Objective: Only the number is wanted: how many lines of the data contain "that"?

Data for this exercise:

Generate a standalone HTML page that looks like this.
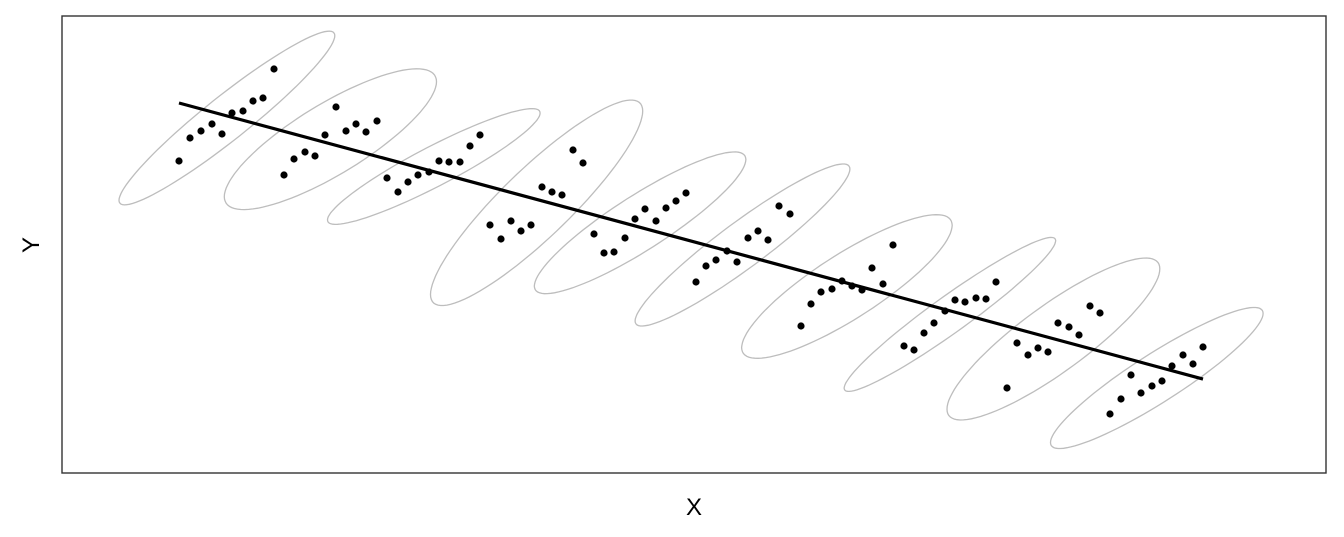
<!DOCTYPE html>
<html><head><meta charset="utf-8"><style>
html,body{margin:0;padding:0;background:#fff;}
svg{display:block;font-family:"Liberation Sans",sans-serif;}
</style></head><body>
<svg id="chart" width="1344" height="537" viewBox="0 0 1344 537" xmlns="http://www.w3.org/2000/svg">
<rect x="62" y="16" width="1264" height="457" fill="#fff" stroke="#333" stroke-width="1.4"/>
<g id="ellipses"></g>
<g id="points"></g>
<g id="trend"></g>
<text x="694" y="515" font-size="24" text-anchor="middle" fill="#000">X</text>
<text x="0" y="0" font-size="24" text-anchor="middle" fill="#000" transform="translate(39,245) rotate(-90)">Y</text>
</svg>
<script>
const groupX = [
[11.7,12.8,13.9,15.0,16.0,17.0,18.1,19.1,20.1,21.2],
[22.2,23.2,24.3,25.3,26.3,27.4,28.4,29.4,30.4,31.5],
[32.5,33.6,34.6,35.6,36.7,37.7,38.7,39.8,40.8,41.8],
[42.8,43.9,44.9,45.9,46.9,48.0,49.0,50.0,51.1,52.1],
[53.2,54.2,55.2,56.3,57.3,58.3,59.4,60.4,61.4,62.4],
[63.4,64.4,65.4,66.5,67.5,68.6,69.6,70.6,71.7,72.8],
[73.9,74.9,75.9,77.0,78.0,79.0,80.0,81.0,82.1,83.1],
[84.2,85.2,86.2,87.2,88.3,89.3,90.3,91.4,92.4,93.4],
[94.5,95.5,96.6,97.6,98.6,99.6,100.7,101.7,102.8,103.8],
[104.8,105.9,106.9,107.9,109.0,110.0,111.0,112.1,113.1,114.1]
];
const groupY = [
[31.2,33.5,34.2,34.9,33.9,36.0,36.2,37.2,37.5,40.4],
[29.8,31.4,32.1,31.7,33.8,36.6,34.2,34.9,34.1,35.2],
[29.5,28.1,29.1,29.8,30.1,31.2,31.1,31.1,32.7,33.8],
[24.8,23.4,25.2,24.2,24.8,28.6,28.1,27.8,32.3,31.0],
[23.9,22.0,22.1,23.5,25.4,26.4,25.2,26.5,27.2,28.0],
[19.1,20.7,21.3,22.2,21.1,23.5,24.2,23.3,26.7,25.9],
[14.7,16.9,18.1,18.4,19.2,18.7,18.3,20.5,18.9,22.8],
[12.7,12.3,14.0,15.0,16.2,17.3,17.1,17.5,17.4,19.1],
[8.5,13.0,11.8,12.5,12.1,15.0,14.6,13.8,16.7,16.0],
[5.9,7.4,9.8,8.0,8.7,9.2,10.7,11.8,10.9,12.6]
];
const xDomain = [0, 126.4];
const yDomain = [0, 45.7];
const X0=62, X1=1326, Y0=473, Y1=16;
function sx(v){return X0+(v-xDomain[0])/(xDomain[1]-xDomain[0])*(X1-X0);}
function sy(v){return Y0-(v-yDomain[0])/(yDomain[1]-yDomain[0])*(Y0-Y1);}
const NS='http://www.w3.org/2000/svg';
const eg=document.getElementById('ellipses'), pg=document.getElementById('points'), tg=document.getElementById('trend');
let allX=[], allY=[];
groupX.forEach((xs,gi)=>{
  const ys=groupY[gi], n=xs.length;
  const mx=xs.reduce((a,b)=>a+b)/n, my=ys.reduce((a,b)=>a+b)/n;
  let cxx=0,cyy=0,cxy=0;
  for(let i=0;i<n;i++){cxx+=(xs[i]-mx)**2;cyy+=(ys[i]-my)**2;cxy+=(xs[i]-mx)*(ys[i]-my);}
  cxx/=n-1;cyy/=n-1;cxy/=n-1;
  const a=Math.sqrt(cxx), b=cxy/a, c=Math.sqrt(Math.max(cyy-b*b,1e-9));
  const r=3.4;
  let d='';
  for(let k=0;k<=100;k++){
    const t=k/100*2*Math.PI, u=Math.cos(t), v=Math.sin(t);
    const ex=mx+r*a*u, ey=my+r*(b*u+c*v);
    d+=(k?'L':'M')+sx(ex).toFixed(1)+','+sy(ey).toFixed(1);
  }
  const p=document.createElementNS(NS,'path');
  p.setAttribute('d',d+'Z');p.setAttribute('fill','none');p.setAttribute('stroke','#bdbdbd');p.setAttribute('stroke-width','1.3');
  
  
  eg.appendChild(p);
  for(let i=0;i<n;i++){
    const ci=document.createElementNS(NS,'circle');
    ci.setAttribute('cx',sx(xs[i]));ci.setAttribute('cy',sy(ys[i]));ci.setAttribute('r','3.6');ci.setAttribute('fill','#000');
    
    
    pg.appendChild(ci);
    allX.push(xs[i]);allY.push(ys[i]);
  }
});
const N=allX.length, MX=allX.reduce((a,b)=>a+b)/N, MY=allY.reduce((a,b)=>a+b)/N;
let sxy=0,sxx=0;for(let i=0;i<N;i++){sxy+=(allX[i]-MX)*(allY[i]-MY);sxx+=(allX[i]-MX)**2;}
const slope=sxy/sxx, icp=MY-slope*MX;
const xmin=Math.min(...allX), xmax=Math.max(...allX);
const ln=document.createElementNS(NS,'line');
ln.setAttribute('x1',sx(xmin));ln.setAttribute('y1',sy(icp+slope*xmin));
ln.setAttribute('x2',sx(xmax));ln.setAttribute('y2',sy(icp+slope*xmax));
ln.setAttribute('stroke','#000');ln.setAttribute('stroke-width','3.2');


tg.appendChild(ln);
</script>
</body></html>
---
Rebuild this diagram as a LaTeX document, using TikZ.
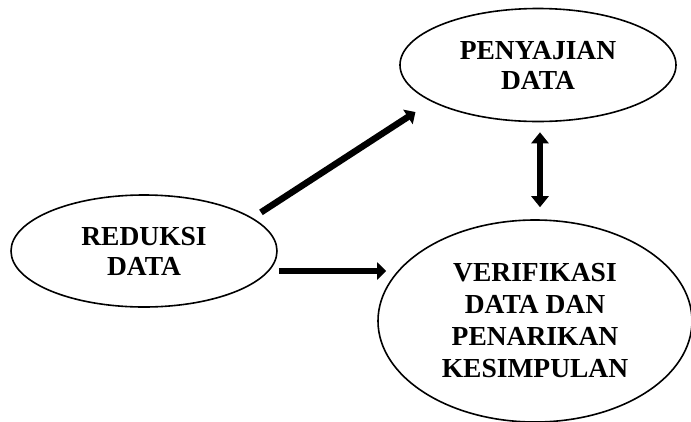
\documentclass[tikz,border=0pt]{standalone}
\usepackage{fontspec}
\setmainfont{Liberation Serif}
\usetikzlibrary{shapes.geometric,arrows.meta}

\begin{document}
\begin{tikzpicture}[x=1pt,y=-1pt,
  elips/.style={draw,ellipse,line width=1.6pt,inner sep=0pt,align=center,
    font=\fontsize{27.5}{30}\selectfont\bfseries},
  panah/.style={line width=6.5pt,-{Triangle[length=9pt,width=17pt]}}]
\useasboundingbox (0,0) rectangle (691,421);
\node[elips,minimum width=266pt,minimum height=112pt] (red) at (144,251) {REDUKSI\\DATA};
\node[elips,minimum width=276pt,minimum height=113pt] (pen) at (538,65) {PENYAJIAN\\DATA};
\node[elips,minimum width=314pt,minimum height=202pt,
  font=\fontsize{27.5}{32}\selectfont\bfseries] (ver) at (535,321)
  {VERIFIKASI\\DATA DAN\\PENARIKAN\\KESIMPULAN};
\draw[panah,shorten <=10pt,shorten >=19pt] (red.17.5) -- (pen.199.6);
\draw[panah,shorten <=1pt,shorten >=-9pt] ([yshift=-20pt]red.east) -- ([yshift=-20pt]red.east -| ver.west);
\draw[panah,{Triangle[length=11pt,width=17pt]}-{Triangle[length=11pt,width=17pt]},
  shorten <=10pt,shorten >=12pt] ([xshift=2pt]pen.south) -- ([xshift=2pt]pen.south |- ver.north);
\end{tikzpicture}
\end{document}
--
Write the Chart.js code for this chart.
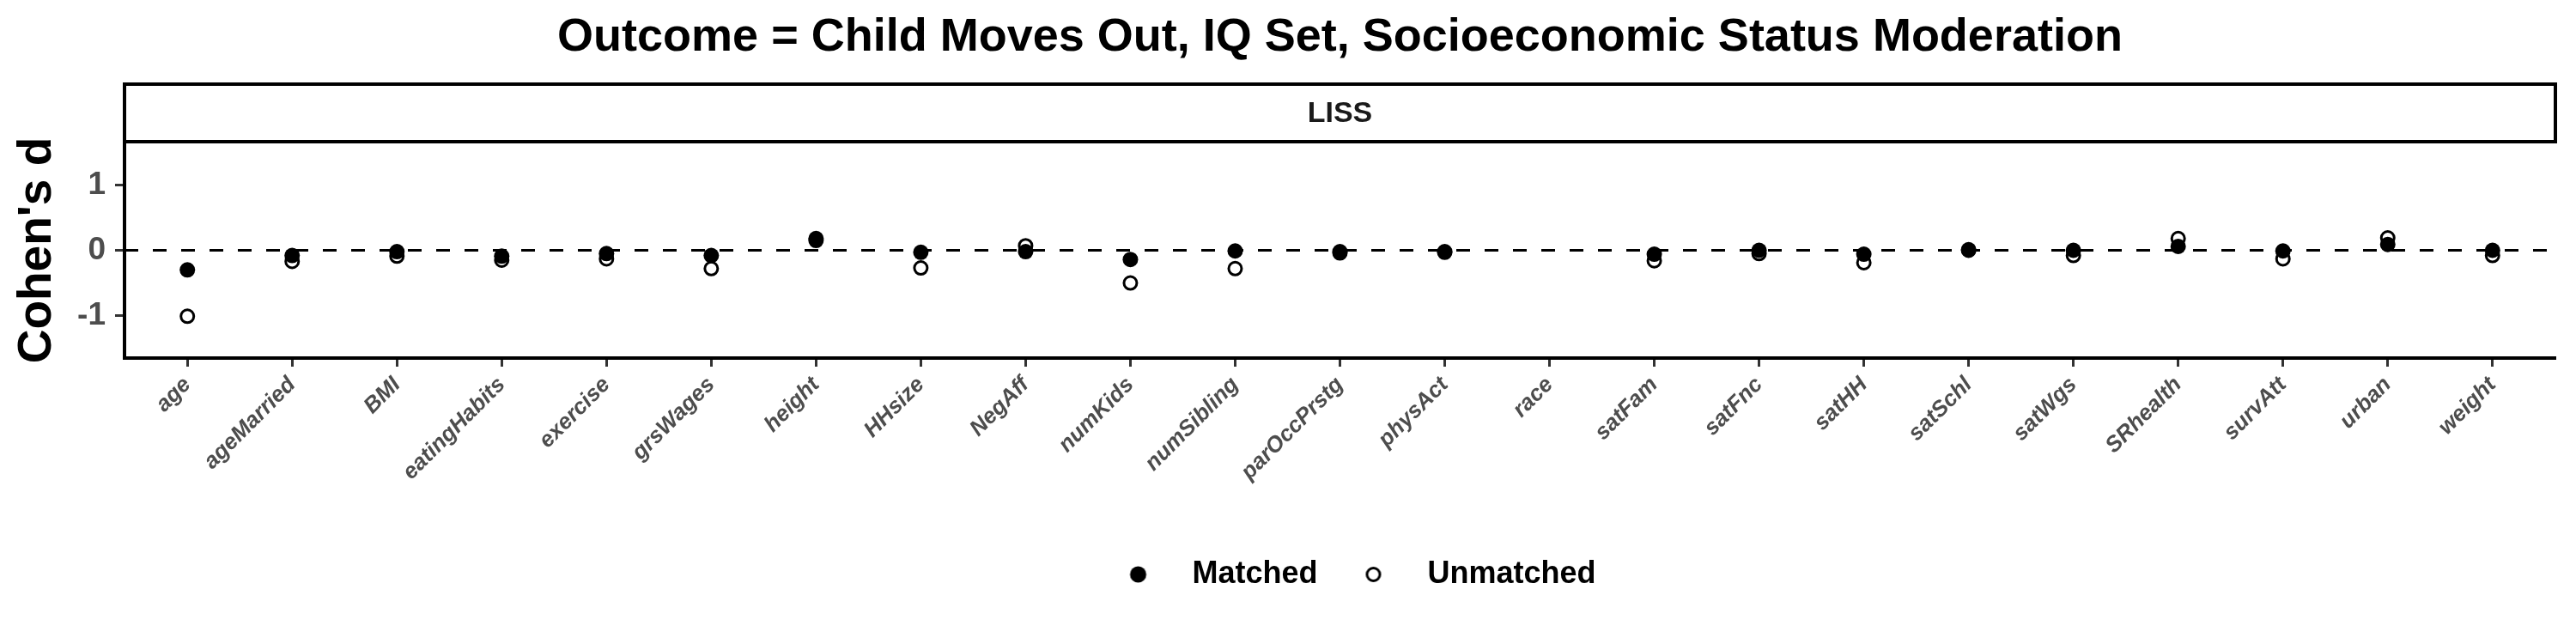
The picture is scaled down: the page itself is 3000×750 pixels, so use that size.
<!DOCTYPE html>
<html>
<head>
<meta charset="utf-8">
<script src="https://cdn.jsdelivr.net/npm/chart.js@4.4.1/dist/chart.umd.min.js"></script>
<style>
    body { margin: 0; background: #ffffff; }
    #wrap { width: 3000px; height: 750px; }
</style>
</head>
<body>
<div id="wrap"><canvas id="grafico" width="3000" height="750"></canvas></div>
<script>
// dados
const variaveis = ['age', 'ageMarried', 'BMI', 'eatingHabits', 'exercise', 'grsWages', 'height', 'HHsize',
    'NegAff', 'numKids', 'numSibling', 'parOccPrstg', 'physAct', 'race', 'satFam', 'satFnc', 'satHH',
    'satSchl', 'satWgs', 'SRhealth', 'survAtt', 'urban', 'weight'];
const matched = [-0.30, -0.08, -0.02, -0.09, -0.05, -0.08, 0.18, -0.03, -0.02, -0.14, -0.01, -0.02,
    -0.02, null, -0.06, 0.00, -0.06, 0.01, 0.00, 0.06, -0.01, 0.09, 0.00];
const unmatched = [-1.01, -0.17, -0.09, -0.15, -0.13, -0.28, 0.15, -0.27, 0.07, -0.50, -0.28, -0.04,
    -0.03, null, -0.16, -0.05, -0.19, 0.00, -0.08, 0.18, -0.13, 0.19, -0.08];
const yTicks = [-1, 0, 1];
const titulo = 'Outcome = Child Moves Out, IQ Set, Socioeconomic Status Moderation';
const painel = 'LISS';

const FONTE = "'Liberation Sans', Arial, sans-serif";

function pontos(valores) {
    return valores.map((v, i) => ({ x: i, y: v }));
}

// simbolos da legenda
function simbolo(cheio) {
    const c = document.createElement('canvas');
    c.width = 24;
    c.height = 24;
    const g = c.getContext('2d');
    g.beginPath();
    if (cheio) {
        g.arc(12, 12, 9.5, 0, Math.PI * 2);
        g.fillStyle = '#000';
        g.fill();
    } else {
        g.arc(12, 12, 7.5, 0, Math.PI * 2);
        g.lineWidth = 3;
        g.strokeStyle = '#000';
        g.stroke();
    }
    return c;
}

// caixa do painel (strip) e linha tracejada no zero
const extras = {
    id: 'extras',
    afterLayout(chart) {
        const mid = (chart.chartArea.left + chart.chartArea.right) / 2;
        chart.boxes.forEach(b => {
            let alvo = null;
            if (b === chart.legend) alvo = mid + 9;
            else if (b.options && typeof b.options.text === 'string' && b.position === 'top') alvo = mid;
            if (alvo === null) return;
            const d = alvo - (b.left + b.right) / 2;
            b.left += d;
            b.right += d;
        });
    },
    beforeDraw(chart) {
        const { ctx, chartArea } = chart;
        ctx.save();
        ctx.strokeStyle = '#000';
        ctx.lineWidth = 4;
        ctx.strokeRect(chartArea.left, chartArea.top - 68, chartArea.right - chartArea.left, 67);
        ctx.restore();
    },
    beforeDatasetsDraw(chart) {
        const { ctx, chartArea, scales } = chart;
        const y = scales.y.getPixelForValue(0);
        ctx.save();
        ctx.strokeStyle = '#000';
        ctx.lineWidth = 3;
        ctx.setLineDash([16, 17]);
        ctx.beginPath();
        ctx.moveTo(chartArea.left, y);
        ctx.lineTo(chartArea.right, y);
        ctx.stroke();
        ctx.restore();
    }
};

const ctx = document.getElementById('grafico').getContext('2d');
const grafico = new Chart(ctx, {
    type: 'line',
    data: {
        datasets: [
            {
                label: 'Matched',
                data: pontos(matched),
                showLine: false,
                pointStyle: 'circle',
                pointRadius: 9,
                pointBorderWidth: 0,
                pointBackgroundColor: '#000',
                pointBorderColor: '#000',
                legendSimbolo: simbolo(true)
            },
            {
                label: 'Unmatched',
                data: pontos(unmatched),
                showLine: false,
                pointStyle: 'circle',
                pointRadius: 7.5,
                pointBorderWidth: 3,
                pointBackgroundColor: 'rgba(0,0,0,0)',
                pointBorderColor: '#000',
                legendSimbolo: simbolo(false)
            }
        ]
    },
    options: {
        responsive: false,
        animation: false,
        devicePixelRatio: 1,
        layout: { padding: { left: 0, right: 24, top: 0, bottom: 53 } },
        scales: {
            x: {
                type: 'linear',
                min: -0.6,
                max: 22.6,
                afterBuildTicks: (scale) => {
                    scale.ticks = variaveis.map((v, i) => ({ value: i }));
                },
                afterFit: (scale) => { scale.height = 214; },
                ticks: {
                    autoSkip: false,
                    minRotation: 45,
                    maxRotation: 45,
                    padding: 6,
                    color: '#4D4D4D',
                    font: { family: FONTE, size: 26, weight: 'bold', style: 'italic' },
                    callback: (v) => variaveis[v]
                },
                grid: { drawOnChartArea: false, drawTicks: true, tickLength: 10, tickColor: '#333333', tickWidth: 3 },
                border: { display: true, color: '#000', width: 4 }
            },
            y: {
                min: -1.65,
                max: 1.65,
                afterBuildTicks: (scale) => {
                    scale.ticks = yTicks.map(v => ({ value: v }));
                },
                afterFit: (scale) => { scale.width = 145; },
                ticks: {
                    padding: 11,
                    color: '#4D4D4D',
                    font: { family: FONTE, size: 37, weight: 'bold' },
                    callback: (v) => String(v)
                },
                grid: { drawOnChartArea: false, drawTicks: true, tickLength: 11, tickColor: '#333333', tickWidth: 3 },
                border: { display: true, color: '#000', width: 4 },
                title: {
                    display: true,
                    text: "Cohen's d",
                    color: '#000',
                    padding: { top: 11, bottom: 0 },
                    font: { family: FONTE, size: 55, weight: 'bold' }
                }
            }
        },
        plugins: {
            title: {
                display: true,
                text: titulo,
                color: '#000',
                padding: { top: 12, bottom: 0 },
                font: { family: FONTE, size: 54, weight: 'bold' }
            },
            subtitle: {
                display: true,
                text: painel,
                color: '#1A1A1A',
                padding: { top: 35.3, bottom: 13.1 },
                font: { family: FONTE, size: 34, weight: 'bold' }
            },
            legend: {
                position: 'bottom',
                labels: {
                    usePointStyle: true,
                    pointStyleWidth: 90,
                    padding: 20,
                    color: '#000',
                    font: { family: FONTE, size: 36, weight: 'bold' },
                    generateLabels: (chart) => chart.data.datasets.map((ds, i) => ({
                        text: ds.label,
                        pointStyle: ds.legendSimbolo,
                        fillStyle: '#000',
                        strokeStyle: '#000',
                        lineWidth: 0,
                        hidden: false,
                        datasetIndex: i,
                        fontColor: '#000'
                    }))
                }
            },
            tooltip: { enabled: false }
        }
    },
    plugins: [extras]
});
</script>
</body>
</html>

Written solution: 2